The conversation poem, so called because it embodies the relaxed and informal tones of the speaking voice, is usually addressed to a silent listener, in this case Coleridge’s wife Sara. It usually begins with a description of a quiet scene in nature, then turns inward, to the workings of the poet’s own mind. Typically, the poet will reflect on an emotional or intellectual problem and work his way to some kind of resolution before the poem rounds back to where it began, in the calm of the natural scene. The rhythm is one of systole and diastole.

“The Eolian Harp” underwent many revisions before it reached its final form. Lines 26-33 did not appear until 1817; however, it clearly follows the pattern of the typical conversation poem. From the scene outside the cottage, the poem moves progressively away from the everyday world to more refined levels of the poet’s mind and imagination. The movement begins with the music from the harp prompting a simile (the harp is “like some coy Maid”); another simile follows, when the music is compared to the sounds that “twilight Elfins make” and the poet evokes the world of fairyland. Finally, the poet drifts into an inspired consideration of the fundamental structure of the universe. Notable is the synesthesia contained in the line, “A light in sound, a sound-like power in light.”

This structure repeats itself in the next verse paragraph. This time the external scene, which like the earlier one is described in terms of quiet tranquillity, is one that the poet remembers (his climb up the hill). The memory prompts another inward turn of the mind, which culminates in another of the poet’s stabs at the ultimate nature of life, in lines 44-47. Finally the poem returns to its starting point, and the poet realizes, with more than a little encouragement from Sara, that his metaphysical speculations are of little use to him.

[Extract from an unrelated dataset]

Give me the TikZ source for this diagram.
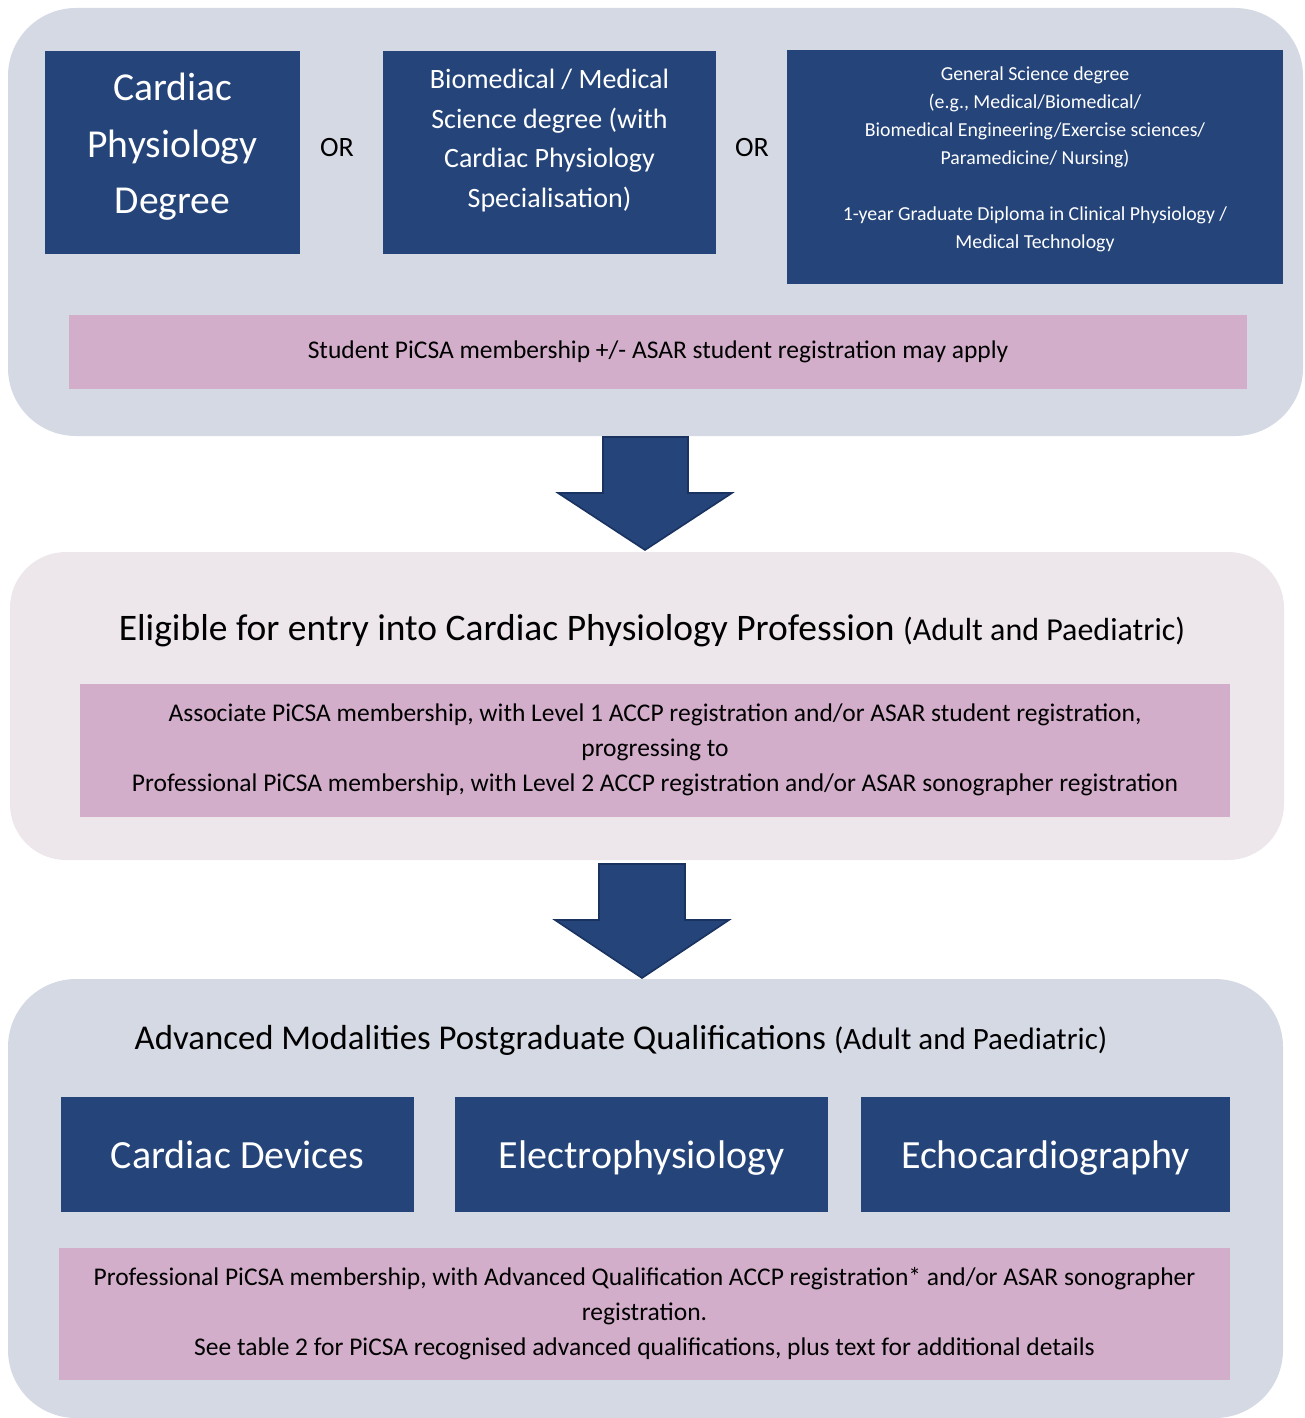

The dominant image is that of the eolian harp, whose spontaneous music feeds the poet’s loftier speculations. The harp also provides the poet with an image of himself and his own craft: Like the harp, the poet waits passively for inspiration to come to him. He must “tranquil muse upon tranquillity” until the external scene, received through “half-clos’d eyelids,” stimulates his “indolent and passive brain” to deep thoughts. Linked to this interaction between active and passive modes of being is another prominent group of images, in which silence coexists with soft sound, as in the line, “The stilly murmur of the distant Sea/ Tells us of Silence,” and in all the passages that describe the harp’s music.